Reproduce all the lines exactly as they stand, apart from the pictures.

_Source material:_
▼▼▼

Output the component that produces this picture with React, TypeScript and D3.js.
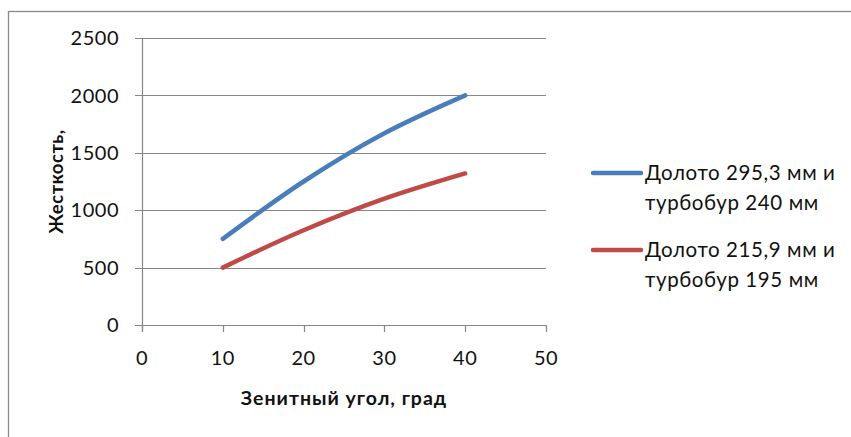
import React from "react";
import * as d3 from "d3";

// Зенитный угол, град
const angles = [10, 20, 30, 40];
// Жесткость для двух компоновок
const stiffness2953 = [750, 1250, 1670, 2000];
const stiffness2159 = [500, 825, 1100, 1320];

const seriesNames = [
  ["Долото 295,3 мм и", "турбобур 240 мм"],
  ["Долото 215,9 мм и", "турбобур 195 мм"],
];
const seriesColors = ["#4A7EBB", "#BE4B48"];

const xTicks = [0, 10, 20, 30, 40, 50];
const yTicks = [0, 500, 1000, 1500, 2000, 2500];

const W = 851;
const H = 437;
const FONT = "Lato, 'Open Sans', sans-serif";

export default function App() {
  const x = d3.scaleLinear().domain([0, 50]).range([142, 546]);
  const y = d3.scaleLinear().domain([0, 2500]).range([325, 38]);

  const series = [stiffness2953, stiffness2159];
  const line = d3
    .line<[number, number]>()
    .x((d) => x(d[0]))
    .y((d) => y(d[1]))
    .curve(d3.curveCatmullRom.alpha(0.5));

  const gridColor = "#868686";

  return (
    <svg
      width={W}
      height={H}
      style={{ position: "absolute", left: 0, top: 0, background: "#fff" }}
    >
      <rect x={0} y={0} width={W} height={H} fill="#fff" />
      {/* chart frame */}
      <rect
        x={8.5}
        y={11.5}
        width={W + 20}
        height={H + 20}
        fill="none"
        stroke="#8a8a8a"
        strokeWidth={1.3}
      />

      {/* horizontal gridlines and y ticks */}
      {yTicks.map((t) => (
        <g key={"y" + t}>
          <line
            x1={135}
            x2={546}
            y1={Math.round(y(t)) + 0.5}
            y2={Math.round(y(t)) + 0.5}
            stroke={gridColor}
            strokeWidth={1.2}
          />
          <text
            x={119}
            y={y(t)}
            dy="0.36em"
            textAnchor="end"
            fontFamily={FONT}
            fontSize={20}
            letterSpacing={0.5}
            fill="#111"
          >
            {t}
          </text>
        </g>
      ))}

      {/* y axis */}
      <line
        x1={x(0) + 0.5}
        x2={x(0) + 0.5}
        y1={y(2500)}
        y2={y(0) + 7}
        stroke={gridColor}
        strokeWidth={1.2}
      />

      {/* x ticks */}
      {xTicks.map((t) => (
        <g key={"x" + t}>
          <line
            x1={Math.round(x(t)) + 0.5}
            x2={Math.round(x(t)) + 0.5}
            y1={y(0)}
            y2={y(0) + 7}
            stroke={gridColor}
            strokeWidth={1.2}
          />
          <text
            x={x(t)}
            y={358}
            dy="0.36em"
            textAnchor="middle"
            fontFamily={FONT}
            fontSize={20}
            letterSpacing={0.5}
            fill="#111"
          >
            {t}
          </text>
        </g>
      ))}

      {/* series lines */}
      {series.map((vals, i) => (
        <path
          key={"s" + i}
          d={line(angles.map((a, j) => [a, vals[j]] as [number, number])) || ""}
          fill="none"
          stroke={seriesColors[i]}
          strokeWidth={4.5}
          strokeLinecap="round"
        />
      ))}

      {/* axis titles */}
      <text
        x={344}
        y={398}
        dy="0.36em"
        textAnchor="middle"
        fontFamily={FONT}
        fontWeight="bold"
        fontSize={19.5}
        letterSpacing={1}
        fill="#111"
      >
        Зенитный угол, град
      </text>
      <text
        transform={`translate(56,${(y(0) + y(2500)) / 2}) rotate(-90)`}
        dy="0.36em"
        textAnchor="middle"
        fontFamily={FONT}
        fontWeight="bold"
        fontSize={18.5}
        letterSpacing={0.5}
        fill="#111"
      >
        Жесткость,
      </text>

      {/* legend */}
      {seriesNames.map((lines, i) => {
        const top = 173 + i * 77;
        return (
          <g key={"l" + i}>
            <line
              x1={593}
              x2={641}
              y1={top}
              y2={top}
              stroke={seriesColors[i]}
              strokeWidth={4.5}
              strokeLinecap="round"
            />
            {lines.map((s, k) => (
              <text
                key={k}
                x={645}
                y={top + k * 30}
                dy="0.36em"
                fontFamily={FONT}
                fontSize={20.5}
                letterSpacing={0.6}
                fill="#111"
              >
                {s}
              </text>
            ))}
          </g>
        );
      })}
    </svg>
  );
}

▲▲▲

_Response to this exercise:_
Output the component that produces this picture with React, TypeScript and D3.js.
import React from "react";
import * as d3 from "d3";

// Зенитный угол, град
const angles = [10, 20, 30, 40];
// Жесткость для двух компоновок
const stiffness2953 = [750, 1250, 1670, 2000];
const stiffness2159 = [500, 825, 1100, 1320];

const seriesNames = [
  ["Долото 295,3 мм и", "турбобур 240 мм"],
  ["Долото 215,9 мм и", "турбобур 195 мм"],
];
const seriesColors = ["#4A7EBB", "#BE4B48"];

const xTicks = [0, 10, 20, 30, 40, 50];
const yTicks = [0, 500, 1000, 1500, 2000, 2500];

const W = 851;
const H = 437;
const FONT = "Lato, 'Open Sans', sans-serif";

export default function App() {
  const x = d3.scaleLinear().domain([0, 50]).range([142, 546]);
  const y = d3.scaleLinear().domain([0, 2500]).range([325, 38]);

  const series = [stiffness2953, stiffness2159];
  const line = d3
    .line<[number, number]>()
    .x((d) => x(d[0]))
    .y((d) => y(d[1]))
    .curve(d3.curveCatmullRom.alpha(0.5));

  const gridColor = "#868686";

  return (
    <svg
      width={W}
      height={H}
      style={{ position: "absolute", left: 0, top: 0, background: "#fff" }}
    >
      <rect x={0} y={0} width={W} height={H} fill="#fff" />
      {/* chart frame */}
      <rect
        x={8.5}
        y={11.5}
        width={W + 20}
        height={H + 20}
        fill="none"
        stroke="#8a8a8a"
        strokeWidth={1.3}
      />

      {/* horizontal gridlines and y ticks */}
      {yTicks.map((t) => (
        <g key={"y" + t}>
          <line
            x1={135}
            x2={546}
            y1={Math.round(y(t)) + 0.5}
            y2={Math.round(y(t)) + 0.5}
            stroke={gridColor}
            strokeWidth={1.2}
          />
          <text
            x={119}
            y={y(t)}
            dy="0.36em"
            textAnchor="end"
            fontFamily={FONT}
            fontSize={20}
            letterSpacing={0.5}
            fill="#111"
          >
            {t}
          </text>
        </g>
      ))}

      {/* y axis */}
      <line
        x1={x(0) + 0.5}
        x2={x(0) + 0.5}
        y1={y(2500)}
        y2={y(0) + 7}
        stroke={gridColor}
        strokeWidth={1.2}
      />

      {/* x ticks */}
      {xTicks.map((t) => (
        <g key={"x" + t}>
          <line
            x1={Math.round(x(t)) + 0.5}
            x2={Math.round(x(t)) + 0.5}
            y1={y(0)}
            y2={y(0) + 7}
            stroke={gridColor}
            strokeWidth={1.2}
          />
          <text
            x={x(t)}
            y={358}
            dy="0.36em"
            textAnchor="middle"
            fontFamily={FONT}
            fontSize={20}
            letterSpacing={0.5}
            fill="#111"
          >
            {t}
          </text>
        </g>
      ))}

      {/* series lines */}
      {series.map((vals, i) => (
        <path
          key={"s" + i}
          d={line(angles.map((a, j) => [a, vals[j]] as [number, number])) || ""}
          fill="none"
          stroke={seriesColors[i]}
          strokeWidth={4.5}
          strokeLinecap="round"
        />
      ))}

      {/* axis titles */}
      <text
        x={344}
        y={398}
        dy="0.36em"
        textAnchor="middle"
        fontFamily={FONT}
        fontWeight="bold"
        fontSize={19.5}
        letterSpacing={1}
        fill="#111"
      >
        Зенитный угол, град
      </text>
      <text
        transform={`translate(56,${(y(0) + y(2500)) / 2}) rotate(-90)`}
        dy="0.36em"
        textAnchor="middle"
        fontFamily={FONT}
        fontWeight="bold"
        fontSize={18.5}
        letterSpacing={0.5}
        fill="#111"
      >
        Жесткость,
      </text>

      {/* legend */}
      {seriesNames.map((lines, i) => {
        const top = 173 + i * 77;
        return (
          <g key={"l" + i}>
            <line
              x1={593}
              x2={641}
              y1={top}
              y2={top}
              stroke={seriesColors[i]}
              strokeWidth={4.5}
              strokeLinecap="round"
            />
            {lines.map((s, k) => (
              <text
                key={k}
                x={645}
                y={top + k * 30}
                dy="0.36em"
                fontFamily={FONT}
                fontSize={20.5}
                letterSpacing={0.6}
                fill="#111"
              >
                {s}
              </text>
            ))}
          </g>
        );
      })}
    </svg>
  );
}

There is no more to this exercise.